LICENCIEMENT DISCIPLINAIRE : L’utilisation abusive du matériel de l’entreprise peut constituer une faute grave… ou pas…

Face à des faits fautifs, il est parfois délicat pour l’employeur d’apprécier la sanction à infliger  et, pour le salarié licencié, de savoir si sa contestation peut prospérer devant le conseil de prud’hommes tant la matière relève le plus souvent de la casuistique.

L’on sait qu’il incombe au juge du fond, en vertu de l’article L. 1235-1 du code du travail, d’apprécier le caractère réel et sérieux du motif de licenciement disciplinaire.

Il peut à ce titre décider que les faits reprochés au salarié étaient bien fautifs tout en estimant que le licenciement constitue une sanction disproportionnée et, en conséquence, se trouve dépourvu de cause réelle et sérieuse.
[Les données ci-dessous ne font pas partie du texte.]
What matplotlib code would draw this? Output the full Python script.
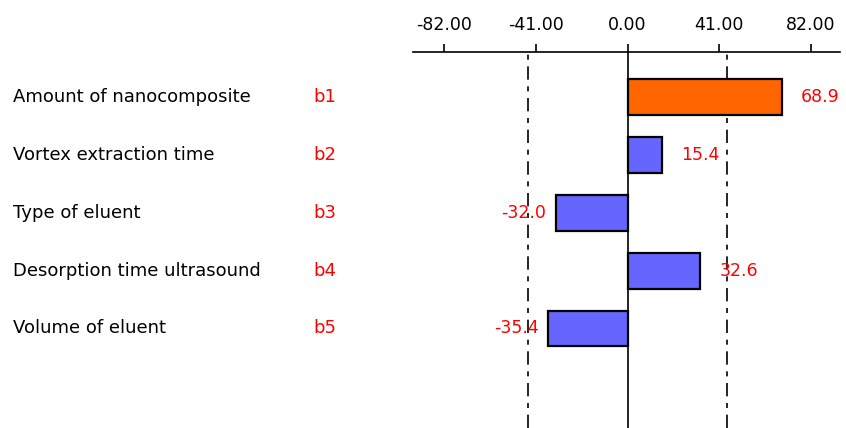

Il peut aussi considérer qu’un licenciement pour faute grave est injustifié, mais qu’il existe néanmoins une cause réelle et sérieuse de licenciement.

Il peut encore considérer comme dépourvu de cause réelle et sérieuse un licenciement pour faute grave si la sanction était, selon son appréciation, disproportionnée, ce alors-même qu’il retient que certains faits étaient effectivement fautifs.

La Cour de cassation donne un récent exemple de cette dernière hypothèse dans un arrêt du 25 octobre 2017 qui illustre la fluctuation jurisprudentielle.

Une salariée est licenciée pour faute grave pour avoir détourné, à des fins personnelles, l’ordinateur mis à sa disposition par l’entreprise. Elle avait en effet téléchargé 10 giga-octets de photos et de vidéos pour un usage strictement privé, sans lien avec son travail.

Il lui était également reproché une utilisation abusive de sa carte de carburant et de télépéage  pour son usage personnel.

La salariée était contractuellement autorisée à utiliser le véhicule de l’entreprise à des fins personnelles avec pour seule restriction, le caractère « raisonnable » de l’usage.

L’employeur estimait ainsi abusif le fait d’avoir parcouru à titre non professionnel 2 143 kilomètres en 4 mois et d’avoir fait usage du télépéage à 4 reprises pendant la période de mise à pied conservatoire.

La cour d’appel a estimé que l’employeur ne démontrait pas en quoi une moyenne de 500 km par mois serait abusive. Si elle retient  les deux autres fautes, à savoir  le caractère abusif du téléchargement privé sur l’ordinateur et le caractère fautif de l’utilisation la carte de télépéage, elle considère néanmoins que l’employeur ne démontre pas le caractère illicite des données litigieuses et estime donc que la sanction de ces faits fautifs par un licenciement apparaît disproportionnée  et que le licenciement est donc dépourvu de cause réelle et sérieuse.

L’employeur, à l’appui de son pourvoi, a fait valoir :

  • que, dès lors que la cour d’appel avait constaté le caractère fautif de l’utilisation de l’ordinateur, elle devait valider la faute grave sans exiger la preuve de l’illicéité du contenu des fichiers ;
  • que la cour d’appel n’avait pas non plus à apprécier la proportionnalité de la sanction.

La Cour de cassation ne l’a pas suivi. Elle a considéré au contraire que les juges du fond peuvent évaluer non seulement le caractère réel mais aussi, dans leur appréciation souveraine, le caractère sérieux du motif de licenciement pour motif disciplinaire.

Dès lors, la cour d’appel a pu estimer que l’utilisation abusive de la carte de télépéage et le téléchargement parfois abusif de fichiers personnels sur l’ordinateur de l’entreprise ne constituait pas une faute grave, et a pu décider qu’elle ne constituait pas non plus une cause réelle et sérieuse.

A l’inverse, dans un arrêt du 3 mai 2016, la Chambre Sociale avait admis que le licenciement d’un salarié pour une seule utilisation à titre personnel d’un badge de télépéage procédait d’une cause réelle et sérieuse.

L’appréciation judiciaire est donc en la matière opérée au cas par cas, en fonction du degré de la faute.

Cela laisse une marge de manœuvre aux plaideurs mais doit inciter à la prudence au moment du choix du licenciement.